Sunday, July 30, 2017

Apparently, I know nothing about movies, Jon Snow

King Arthur. The Legend of the Sword.  Saw the trailers for this months ago and couldn't wait to see it.  A different take on the old King Arthur legend, we were told.  Fine.  I like some 'different' interpretations of old stories.

When it came out I hurried off and sat in the theater and watched ever second of it.  Loved it.  I mean . . . I really loved it. 

It had snappy dialogue.  Smart dialogue.  It had a riveting cast.  I thought Jude Law's performance as Vortigen, was absolutely marvelous.  Especially those scenes where he tortured himself killing those he loved, his wife and daughter, in order to acquire supernatural power in finding and destroying Arthur.  I mean, baby, to me, that was some set of chops when it came to acting!

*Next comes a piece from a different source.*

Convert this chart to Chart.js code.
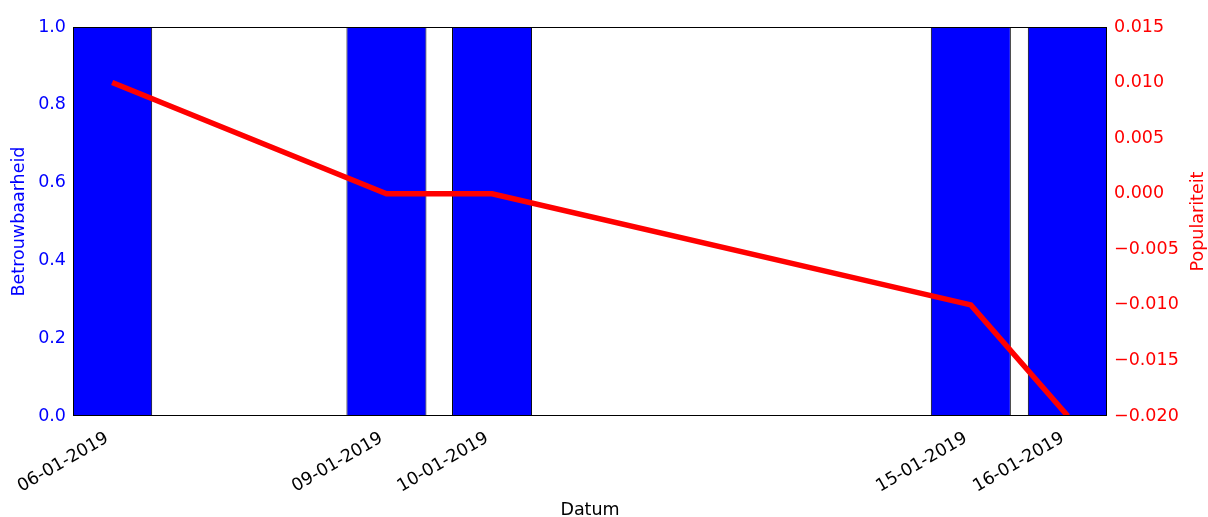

And Charles Hunnam as the grown King Arthur.  He made Arthur human.  One smart, tough cookie.  A guy raised in the back streets of a mythological London who grew up to be a natural born leader.

And when he had to be mean, baby . . . he was extremely capable of knocking the teeth out of anyone.  Loved his interpretation of the King Arthur character.

So the movie had an excellent cast. It had excellent writers.  It had, I thought, a visionary directory who wanted to paint . . . and did in my opinion . . . a different look for the Arthur legend. It had academy-award winning cinematographers and academy-ward winning set designers.  It seemed to have all the tools and components for a stunning box-office success.

It flopped big time at the box-office.

Apparently it cost something like $175,000,000 to make the movie.  It earned, at the box-office, only $140,000,000,

And my question is;  How was this possible?

Critics have come forward and said the editing of the movie was terrible.  Somewhere in the middle of the film it broke down.  Where . . . I don't know.  I thought it flowed wonderfully.  Others have said the director's image of Arthur was all wrong.  It was against the traditional cannon of all the previous Arthur movies.  In other words, it didn't fit the accepted mold, or type-casting, an Arthur movie should be in.

I thought the idea for this movie was to do something different? Apparently not.

Okay, okay . . . I get it.  The critics said the movie was terrible.  And we peons should accept their more experienced, more considered, decrees as gospel.

Bullshit,

I thought it was a very good movie.  So good I'm going out to by the DVD and watch it again.  If you didn't like it, that's fine with me.  I loved it.  And in the end, that's all that counts.

Cheers, baby!  We're human.  We're not supposed to be clones nodding in rhythm to the same drummer.  Some of us actually like bass guitars instead.